Begin the copy with the line that contains "Give me the matplotlib source for this chart." and end it with the line that contains "time = [1, 2, 3, 4, 5]". Print these lines exactly and omit all pictures.

::::::

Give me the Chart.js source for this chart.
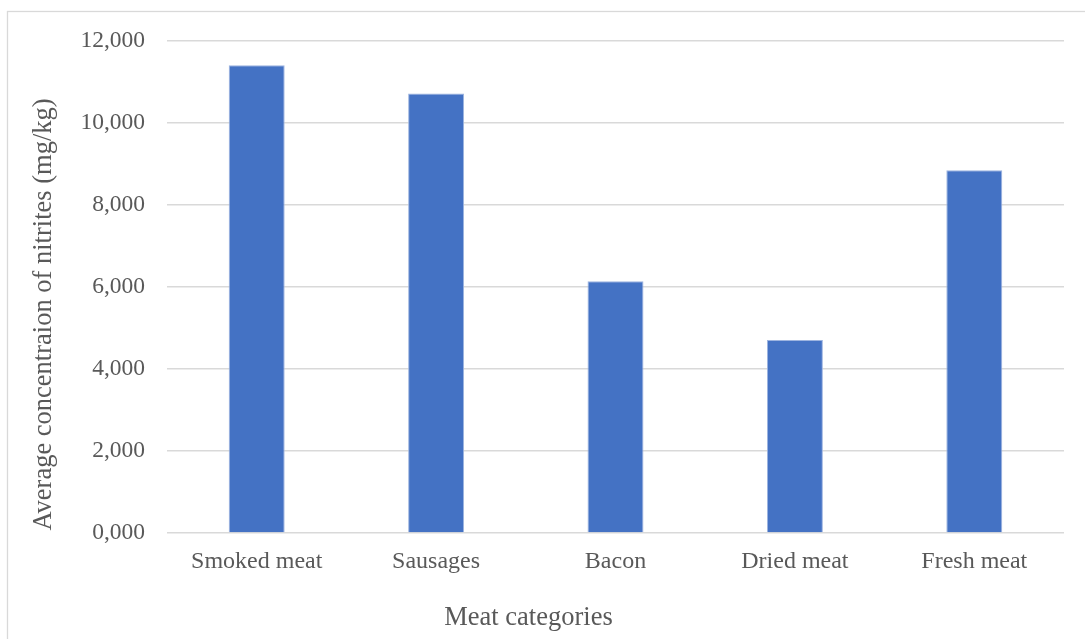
<!DOCTYPE html>
<html>
<head>
<meta charset="utf-8">
<script src="https://cdn.jsdelivr.net/npm/chart.js@4.4.1/dist/chart.umd.min.js"></script>
<style>
  html, body { margin: 0; padding: 0; background: #ffffff; }
  #wrap { width: 1085px; height: 639px; overflow: hidden; }
</style>
</head>
<body>
<div id="wrap"><canvas id="c" width="1085" height="639"></canvas></div>
<script>
const categories = ['Smoked meat', 'Sausages', 'Bacon', 'Dried meat', 'Fresh meat'];
const nitriteValues = [11410, 10720, 6140, 4710, 8850];
const yTickValues = [0, 2000, 4000, 6000, 8000, 10000, 12000];
const yTickLabels = ['0,000', '2,000', '4,000', '6,000', '8,000', '10,000', '12,000'];
const xAxisTitle = 'Meat categories';
const yAxisTitle = 'Average concentraion of nitrites (mg/kg)';

const FONT = '"Liberation Serif", "Times New Roman", serif';
const TEXT = '#595959';
const GRID = '#d9d9d9';

const frameAndTitles = {
  id: 'frameAndTitles',
  beforeDraw(chart) {
    const ctx = chart.ctx;
    ctx.save();
    ctx.fillStyle = '#ffffff';
    ctx.fillRect(0, 0, chart.width, chart.height);
    ctx.strokeStyle = GRID;
    ctx.lineWidth = 1.3;
    ctx.strokeRect(7.5, 11.5, 1200, 800);
    ctx.restore();
  },
  afterDraw(chart) {
    const ctx = chart.ctx;
    const area = chart.chartArea;
    ctx.save();
    ctx.fillStyle = TEXT;
    ctx.font = '26.5px ' + FONT;
    ctx.textAlign = 'center';
    ctx.textBaseline = 'middle';
    // x-axis title
    ctx.fillText(xAxisTitle, 528.5, area.bottom + 85);
    // y-axis title
    ctx.translate(44, 314.5);
    ctx.rotate(-Math.PI / 2);
    ctx.fillText(yAxisTitle, 0, 0);
    ctx.restore();
  }
};

new Chart(document.getElementById('c'), {
  type: 'bar',
  data: {
    labels: categories,
    datasets: [{
      data: nitriteValues,
      backgroundColor: '#4472c4',
      borderColor: '#9db4e0',
      borderWidth: 1,
      barPercentage: 0.312,
      categoryPercentage: 1.0
    }]
  },
  options: {
    responsive: false,
    animation: false,
    devicePixelRatio: 1,
    layout: { padding: { top: 41, right: 21, left: 0, bottom: 0 } },
    plugins: {
      legend: { display: false },
      tooltip: { enabled: false },
      title: { display: false }
    },
    scales: {
      x: {
        grid: { display: false, drawTicks: false },
        border: { display: false },
        ticks: {
          color: TEXT,
          font: { family: FONT, size: 24 },
          padding: 14,
          maxRotation: 0,
          autoSkip: false
        },
        afterFit(scale) { scale.height = 106; }
      },
      y: {
        min: 0,
        max: 12000,
        afterBuildTicks(scale) {
          scale.ticks = yTickValues.map(v => ({ value: v }));
        },
        grid: { color: GRID, lineWidth: 1.4, drawTicks: false },
        border: { display: false },
        ticks: {
          color: TEXT,
          font: { family: FONT, size: 23.5 },
          padding: 22,
          callback(value) {
            const i = yTickValues.indexOf(value);
            return i >= 0 ? yTickLabels[i] : '';
          }
        },
        afterFit(scale) { scale.width = 167; }
      }
    }
  },
  plugins: [frameAndTitles]
});
</script>
</body>
</html>
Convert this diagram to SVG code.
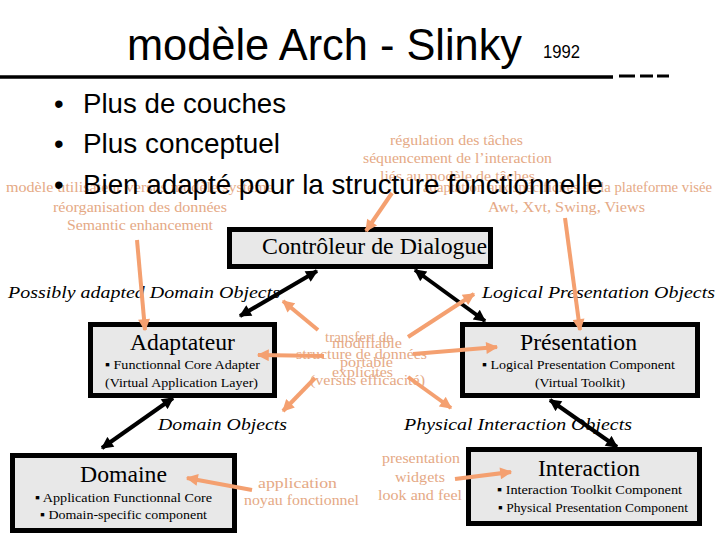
<svg xmlns="http://www.w3.org/2000/svg" width="720" height="540" viewBox="0 0 720 540">
<style>
.title{font-family:"Liberation Sans",Arial,sans-serif;fill:#000}
.bul{font-family:"Liberation Sans",Arial,sans-serif;font-size:27.5px;fill:#000}
.note{font-family:"Liberation Serif","Times New Roman",serif;font-size:14px;fill:#e5a985}
.lab{font-family:"Liberation Serif","Times New Roman",serif;font-size:17px;font-style:italic;fill:#000}
.box{fill:#e8e8e8;stroke:#000;stroke-width:5}
.bt{font-family:"Liberation Serif","Times New Roman",serif;font-size:23px;fill:#000}
.bs{font-family:"Liberation Serif","Times New Roman",serif;font-size:13.5px;fill:#000}
.blk{stroke:#000;stroke-width:4;fill:none;marker-start:url(#ab);marker-end:url(#ab)}
.org{stroke:#f4a070;stroke-width:4;fill:none;marker-end:url(#ao)}
</style>
<defs>
<marker id="ab" viewBox="0 0 10 10" refX="9" refY="5" markerWidth="14" markerHeight="12" markerUnits="userSpaceOnUse" orient="auto-start-reverse"><path d="M0,0 L10,5 L0,10 z" fill="#000"/></marker>
<marker id="ao" viewBox="0 0 10 10" refX="9" refY="5" markerWidth="13" markerHeight="12" markerUnits="userSpaceOnUse" orient="auto"><path d="M0,0 L10,5 L0,10 z" fill="#f4a070"/></marker>
</defs>
<rect width="720" height="540" fill="#fff"/>

<g id="title">
<text class="title" x="127" y="60" font-size="44" textLength="395" lengthAdjust="spacingAndGlyphs">modèle Arch - Slinky</text>
<text class="title" x="543" y="58" font-size="19" textLength="37" lengthAdjust="spacingAndGlyphs">1992</text>
<line x1="0" y1="77" x2="613" y2="77" stroke="#000" stroke-width="3.5"/>
<line x1="619" y1="76" x2="635" y2="76" stroke="#000" stroke-width="3"/>
<line x1="640" y1="76" x2="653" y2="76" stroke="#000" stroke-width="3"/>
<line x1="657" y1="76" x2="669" y2="76" stroke="#000" stroke-width="3"/>
</g>

<g id="bullets">
<text class="bul" x="54" y="113">•</text><text class="bul" x="83" y="113" textLength="203" lengthAdjust="spacingAndGlyphs">Plus de couches</text>
<text class="bul" x="54" y="153">•</text><text class="bul" x="83" y="153" textLength="197" lengthAdjust="spacingAndGlyphs">Plus conceptuel</text>
</g>

<g id="notes">
<text class="note" x="390" y="145" textLength="133" lengthAdjust="spacingAndGlyphs">régulation des tâches</text>
<text class="note" x="363" y="163" textLength="189" lengthAdjust="spacingAndGlyphs">séquencement de l’interaction</text>
<text class="note" x="380" y="181" textLength="155" lengthAdjust="spacingAndGlyphs">liés au modèle de tâches</text>
<text class="note" x="6" y="192" textLength="268" lengthAdjust="spacingAndGlyphs">modèle utilisateur versus modèle système</text>
<text class="note" x="423" y="192" textLength="289" lengthAdjust="spacingAndGlyphs">adaptation aux spécificités de la plateforme visée</text>
<text class="note" x="53" y="212" textLength="174" lengthAdjust="spacingAndGlyphs">réorganisation des données</text>
<text class="note" x="67" y="230" textLength="146" lengthAdjust="spacingAndGlyphs">Semantic enhancement</text>
<text class="note" x="488" y="212" textLength="157" lengthAdjust="spacingAndGlyphs">Awt, Xvt, Swing, Views</text>
<text class="note" x="325" y="342" textLength="68" lengthAdjust="spacingAndGlyphs">transfert de</text>
<text class="note" x="332" y="348" textLength="70" lengthAdjust="spacingAndGlyphs">modifiable</text>
<text class="note" x="296" y="359" textLength="131" lengthAdjust="spacingAndGlyphs">structure de données</text>
<text class="note" x="340" y="367" textLength="53" lengthAdjust="spacingAndGlyphs">portable</text>
<text class="note" x="332" y="377" textLength="61" lengthAdjust="spacingAndGlyphs">explicites</text>
<text class="note" x="310" y="385" textLength="115" lengthAdjust="spacingAndGlyphs">(versus efficacité)</text>
<text class="note" x="258" y="488" textLength="79" lengthAdjust="spacingAndGlyphs">application</text>
<text class="note" x="244" y="505" textLength="115" lengthAdjust="spacingAndGlyphs">noyau fonctionnel</text>
<text class="note" x="382" y="463" textLength="78" lengthAdjust="spacingAndGlyphs">presentation</text>
<text class="note" x="395" y="482" textLength="50" lengthAdjust="spacingAndGlyphs">widgets</text>
<text class="note" x="378" y="500" textLength="84" lengthAdjust="spacingAndGlyphs">look and feel</text>
</g>

<g id="bullet3">
<text class="bul" x="54" y="194">•</text><text class="bul" x="83" y="194" textLength="520" lengthAdjust="spacingAndGlyphs">Bien adapté pour la structure fonctionnelle</text>
</g>

<g id="labels">
<text class="lab" x="8" y="298" textLength="272" lengthAdjust="spacingAndGlyphs">Possibly adapted Domain Objects</text>
<text class="lab" x="482" y="298" textLength="233" lengthAdjust="spacingAndGlyphs">Logical Presentation Objects</text>
<text class="lab" x="158" y="430" textLength="129" lengthAdjust="spacingAndGlyphs">Domain Objects</text>
<text class="lab" x="404" y="430" textLength="228" lengthAdjust="spacingAndGlyphs">Physical Interaction Objects</text>
</g>

<g id="controleur">
<rect class="box" x="229.5" y="229.5" width="261" height="37"/>
<text class="bt" x="262" y="254" font-size="22" textLength="225" lengthAdjust="spacingAndGlyphs">Contrôleur de Dialogue</text>
</g>

<g id="adaptateur">
<rect class="box" x="90.5" y="324.5" width="184" height="71"/>
<text class="bt" x="130" y="350" textLength="105" lengthAdjust="spacingAndGlyphs">Adaptateur</text>
<text class="bs" x="105" y="369" textLength="155" lengthAdjust="spacingAndGlyphs">▪ Functionnal Core Adapter</text>
<text class="bs" x="105" y="387" textLength="153" lengthAdjust="spacingAndGlyphs">(Virtual Application Layer)</text>
</g>

<g id="presentation">
<rect class="box" x="462.5" y="324.5" width="235" height="71"/>
<text class="bt" x="520" y="350" textLength="117" lengthAdjust="spacingAndGlyphs">Présentation</text>
<text class="bs" x="482" y="369" textLength="193" lengthAdjust="spacingAndGlyphs">▪ Logical Presentation Component</text>
<text class="bs" x="535" y="387" textLength="90" lengthAdjust="spacingAndGlyphs">(Virtual Toolkit)</text>
</g>

<g id="domaine">
<rect class="box" x="12.5" y="455.5" width="222" height="75"/>
<text class="bt" x="80" y="482" textLength="87" lengthAdjust="spacingAndGlyphs">Domaine</text>
<text class="bs" x="35" y="502" textLength="177" lengthAdjust="spacingAndGlyphs">▪ Application Functionnal Core</text>
<text class="bs" x="40" y="519" textLength="167" lengthAdjust="spacingAndGlyphs">▪ Domain-specific component</text>
</g>

<g id="interaction">
<rect class="box" x="468.5" y="449.5" width="231" height="74"/>
<text class="bt" x="538" y="476" textLength="102" lengthAdjust="spacingAndGlyphs">Interaction</text>
<text class="bs" x="497" y="494" textLength="185" lengthAdjust="spacingAndGlyphs">▪ Interaction Toolkit Component</text>
<text class="bs" x="498" y="512" textLength="190" lengthAdjust="spacingAndGlyphs">▪ Physical Presentation Component</text>
</g>

<g id="connectors">
<line class="blk" x1="317" y1="271" x2="240" y2="316"/>
<line class="blk" x1="415" y1="270" x2="485" y2="321"/>
<line class="blk" x1="173" y1="398" x2="102" y2="448"/>
<line class="blk" x1="550" y1="400" x2="617" y2="447"/>
<line class="org" x1="392" y1="193" x2="366" y2="231"/>
<line class="org" x1="137" y1="240" x2="145" y2="330"/>
<line class="org" x1="565" y1="218" x2="580" y2="330"/>
<line class="org" x1="318" y1="330" x2="283" y2="301"/>
<line class="org" x1="324" y1="356" x2="258" y2="355"/>
<line class="org" x1="315" y1="378" x2="283" y2="411"/>
<line class="org" x1="408" y1="337" x2="474" y2="294"/>
<line class="org" x1="413" y1="354" x2="497" y2="347"/>
<line class="org" x1="408" y1="377" x2="451" y2="408"/>
<line class="org" x1="252" y1="490" x2="187" y2="478"/>
<line class="org" x1="455" y1="479" x2="511" y2="472"/>
</g>
</svg>
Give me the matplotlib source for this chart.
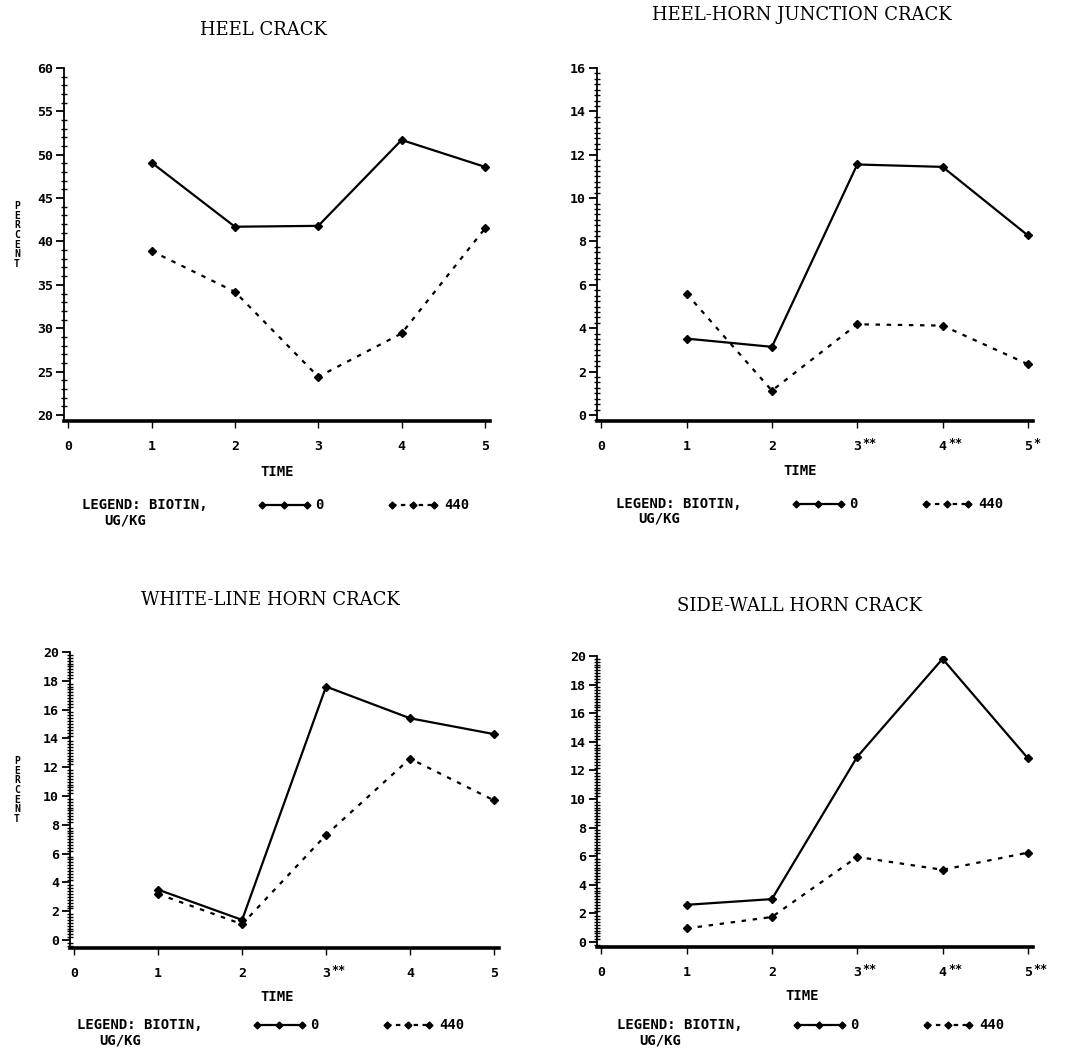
import matplotlib
matplotlib.use('Agg')
import matplotlib.pyplot as plt
from matplotlib.lines import Line2D
from matplotlib.ticker import MultipleLocator
import matplotlib.transforms as mtransforms

# Data
time = [1, 2, 3, 4, 5]

heel_0 = [49.1, 41.7, 41.8, 51.7, 48.6]
heel_440 = [38.9, 34.2, 24.4, 29.4, 41.5]

junction_0 = [3.52, 3.14, 11.55, 11.44, 8.28]
junction_440 = [5.59, 1.12, 4.18, 4.12, 2.34]

whiteline_0 = [3.5, 1.4, 17.6, 15.4, 14.3]
whiteline_440 = [3.2, 1.1, 7.3, 12.6, 9.7]

sidewall_0 = [2.6, 3.0, 12.95, 19.8, 12.85]
sidewall_440 = [0.95, 1.75, 5.95, 5.05, 6.25]

titles = ["HEEL CRACK", "HEEL-HORN JUNCTION CRACK",
          "WHITE-LINE HORN CRACK", "SIDE-WALL HORN CRACK"]
stars = [{}, {3: "**", 4: "**", 5: "*"}, {3: "**"}, {3: "**", 4: "**", 5: "**"}]
series = [(heel_0, heel_440), (junction_0, junction_440),
          (whiteline_0, whiteline_440), (sidewall_0, sidewall_440)]

W, H = 1071, 1056
fig = plt.figure(figsize=(W / 100, H / 100), dpi=100)

MONO = 'DejaVu Sans Mono'
SERIF = 'DejaVu Serif'


def fx(px):
    return px / W


def fy(py):
    return 1 - py / H


# panel boxes in pixels: left, right, top, bottom
boxes = [(64, 490, 68, 421), (597, 1033, 68, 421),
         (70, 499, 652, 948), (597, 1033, 656, 947)]
ylims = [(19.3, 60), (-0.28, 16), (-0.55, 20), (-0.35, 20)]
ymajor = [5, 2, 2, 2]
yminor = [1, 0.25, 0.2, 0.2]
title_pos = [(263, 30), (802, 15), (270, 600), (800, 606)]
time_pos = [(277, 472), (800, 471), (277, 997), (802, 996)]
legend_y = [505, 504, 1025, 1025]
legend_x = [82, 616, 77, 617]

for i, (l, r, t, b) in enumerate(boxes):
    ax = fig.add_axes([fx(l), fy(b), (r - l) / W, (b - t) / H])
    ctrl, trt = series[i]
    ax.plot(time, ctrl, color='black', lw=1.6, marker='D', ms=4)
    ax.plot(time, trt, color='black', lw=1.6, ls=(0, (2, 3)), marker='D', ms=4)

    ax.set_xlim(-0.05, 5.06)
    ax.set_ylim(*ylims[i])
    ax.set_xticks(range(6))
    ax.yaxis.set_major_locator(MultipleLocator(ymajor[i]))
    ax.yaxis.set_minor_locator(MultipleLocator(yminor[i]))
    ax.spines['top'].set_visible(False)
    ax.spines['right'].set_visible(False)
    ax.spines['left'].set_linewidth(1.3)
    ax.spines['bottom'].set_linewidth(2.6)
    ax.tick_params(axis='y', which='major', direction='out', length=6, width=1.3,
                   pad=2, labelsize=9.5)
    ax.tick_params(axis='y', which='minor', direction='inout', length=4, width=1.0)
    ax.tick_params(axis='x', which='major', direction='out', length=5, width=1.0,
                   pad=9, labelsize=9.5)
    for lab in ax.get_xticklabels() + ax.get_yticklabels():
        lab.set_fontfamily(MONO)
        lab.set_fontweight('bold')

    trans = mtransforms.blended_transform_factory(ax.transData, ax.transAxes)
    for xv, s in stars[i].items():
        ax.annotate(s, xy=(xv, 0), xycoords=trans, xytext=(4, -16),
                    textcoords='offset points', fontsize=8.5, fontweight='bold',
                    family=MONO, ha='left', va='center', annotation_clip=False)

    tx, ty = title_pos[i]
    fig.text(fx(tx), fy(ty), titles[i], family=SERIF, fontsize=13,
             ha='center', va='center')
    mx, my = time_pos[i]
    fig.text(fx(mx), fy(my), "TIME", family=MONO, fontsize=10,
             fontweight='bold', ha='center', va='center')

    # legend row
    ly = legend_y[i]
    lx = legend_x[i]
    fig.text(fx(lx), fy(ly), "LEGEND: BIOTIN,", family=MONO, fontsize=10,
             fontweight='bold', ha='left', va='center')
    fig.text(fx(lx + 22), fy(ly + 15), "UG/KG", family=MONO, fontsize=10,
             fontweight='bold', ha='left', va='center')
    sx = lx + 180
    fig.add_artist(Line2D([fx(sx), fx(sx + 22), fx(sx + 45)], [fy(ly)] * 3,
                          color='black', lw=1.6, marker='D', ms=3.5))
    fig.text(fx(sx + 53), fy(ly), "0", family=MONO, fontsize=10,
             fontweight='bold', ha='left', va='center')
    dx = sx + 130
    fig.add_artist(Line2D([fx(dx), fx(dx + 21), fx(dx + 42)], [fy(ly)] * 3,
                          color='black', lw=1.6, ls=(0, (2, 2)), marker='D', ms=3.5))
    fig.text(fx(dx + 52), fy(ly), "440", family=MONO, fontsize=10,
             fontweight='bold', ha='left', va='center')

# stacked y label on the left panels
for cy in (235, 790):
    fig.text(fx(17), fy(cy), "P\nE\nR\nC\nE\nN\nT", family=MONO, fontsize=7,
             fontweight='bold', ha='center', va='center', linespacing=0.95)

fig.savefig('out.png', dpi=100)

::::::

_Exercise response_
Give me the matplotlib source for this chart.
import matplotlib
matplotlib.use('Agg')
import matplotlib.pyplot as plt
from matplotlib.lines import Line2D
from matplotlib.ticker import MultipleLocator
import matplotlib.transforms as mtransforms

# Data
time = [1, 2, 3, 4, 5]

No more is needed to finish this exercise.